• Written request:
Can you copy out the data exactly? Leave the images out.

* begin Material *

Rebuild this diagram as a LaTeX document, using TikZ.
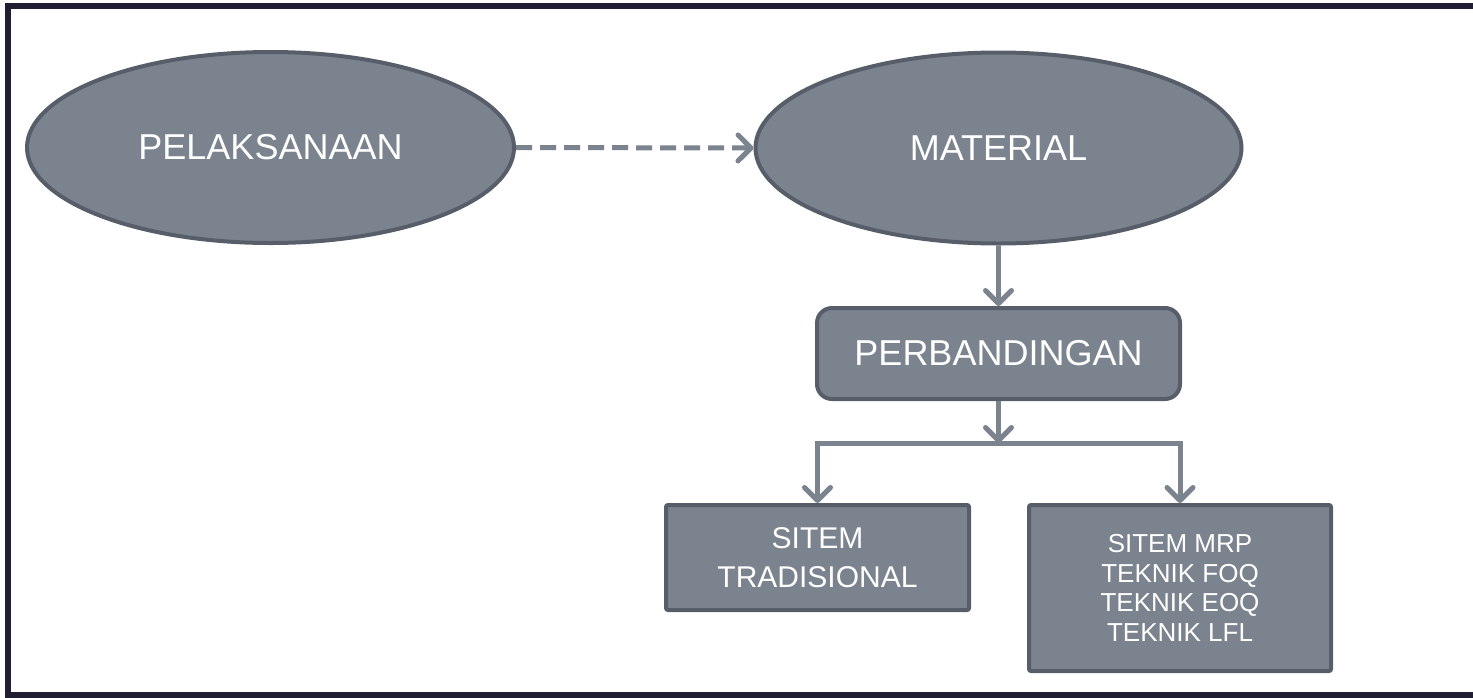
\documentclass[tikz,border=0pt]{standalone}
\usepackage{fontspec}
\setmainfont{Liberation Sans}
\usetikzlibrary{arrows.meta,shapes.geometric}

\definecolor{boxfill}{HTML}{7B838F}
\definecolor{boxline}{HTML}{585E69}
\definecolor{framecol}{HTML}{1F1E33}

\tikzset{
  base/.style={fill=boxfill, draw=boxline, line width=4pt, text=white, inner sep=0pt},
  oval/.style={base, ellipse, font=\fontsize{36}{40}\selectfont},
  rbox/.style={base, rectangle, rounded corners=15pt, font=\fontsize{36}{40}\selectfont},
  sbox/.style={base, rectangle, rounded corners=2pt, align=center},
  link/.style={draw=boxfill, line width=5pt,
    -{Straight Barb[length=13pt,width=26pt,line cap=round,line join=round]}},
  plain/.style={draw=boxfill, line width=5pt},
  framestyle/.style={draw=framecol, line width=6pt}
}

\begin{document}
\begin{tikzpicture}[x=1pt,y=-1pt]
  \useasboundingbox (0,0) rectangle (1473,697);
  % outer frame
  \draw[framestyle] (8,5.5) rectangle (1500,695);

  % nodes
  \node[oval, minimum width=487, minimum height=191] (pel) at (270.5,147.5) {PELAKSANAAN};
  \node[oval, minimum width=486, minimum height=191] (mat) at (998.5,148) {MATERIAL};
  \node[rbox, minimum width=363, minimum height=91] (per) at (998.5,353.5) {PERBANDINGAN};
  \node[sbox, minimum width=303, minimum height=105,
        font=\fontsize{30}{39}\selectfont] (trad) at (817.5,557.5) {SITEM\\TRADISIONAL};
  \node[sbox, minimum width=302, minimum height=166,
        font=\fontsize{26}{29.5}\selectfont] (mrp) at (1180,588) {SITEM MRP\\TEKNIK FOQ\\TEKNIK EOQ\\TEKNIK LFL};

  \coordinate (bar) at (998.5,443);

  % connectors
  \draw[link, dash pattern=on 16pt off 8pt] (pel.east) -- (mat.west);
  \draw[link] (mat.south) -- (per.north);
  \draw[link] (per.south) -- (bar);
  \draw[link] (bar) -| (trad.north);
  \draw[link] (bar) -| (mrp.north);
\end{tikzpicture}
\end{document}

* end Material *

• Solution for this problem:
Rebuild this diagram as a LaTeX document, using TikZ.
\documentclass[tikz,border=0pt]{standalone}
\usepackage{fontspec}
\setmainfont{Liberation Sans}
\usetikzlibrary{arrows.meta,shapes.geometric}

\definecolor{boxfill}{HTML}{7B838F}
\definecolor{boxline}{HTML}{585E69}
\definecolor{framecol}{HTML}{1F1E33}

\tikzset{
  base/.style={fill=boxfill, draw=boxline, line width=4pt, text=white, inner sep=0pt},
  oval/.style={base, ellipse, font=\fontsize{36}{40}\selectfont},
  rbox/.style={base, rectangle, rounded corners=15pt, font=\fontsize{36}{40}\selectfont},
  sbox/.style={base, rectangle, rounded corners=2pt, align=center},
  link/.style={draw=boxfill, line width=5pt,
    -{Straight Barb[length=13pt,width=26pt,line cap=round,line join=round]}},
  plain/.style={draw=boxfill, line width=5pt},
  framestyle/.style={draw=framecol, line width=6pt}
}

\begin{document}
\begin{tikzpicture}[x=1pt,y=-1pt]
  \useasboundingbox (0,0) rectangle (1473,697);
  % outer frame
  \draw[framestyle] (8,5.5) rectangle (1500,695);

  % nodes
  \node[oval, minimum width=487, minimum height=191] (pel) at (270.5,147.5) {PELAKSANAAN};
  \node[oval, minimum width=486, minimum height=191] (mat) at (998.5,148) {MATERIAL};
  \node[rbox, minimum width=363, minimum height=91] (per) at (998.5,353.5) {PERBANDINGAN};
  \node[sbox, minimum width=303, minimum height=105,
        font=\fontsize{30}{39}\selectfont] (trad) at (817.5,557.5) {SITEM\\TRADISIONAL};
  \node[sbox, minimum width=302, minimum height=166,
        font=\fontsize{26}{29.5}\selectfont] (mrp) at (1180,588) {SITEM MRP\\TEKNIK FOQ\\TEKNIK EOQ\\TEKNIK LFL};

  \coordinate (bar) at (998.5,443);

  % connectors
  \draw[link, dash pattern=on 16pt off 8pt] (pel.east) -- (mat.west);
  \draw[link] (mat.south) -- (per.north);
  \draw[link] (per.south) -- (bar);
  \draw[link] (bar) -| (trad.north);
  \draw[link] (bar) -| (mrp.north);
\end{tikzpicture}
\end{document}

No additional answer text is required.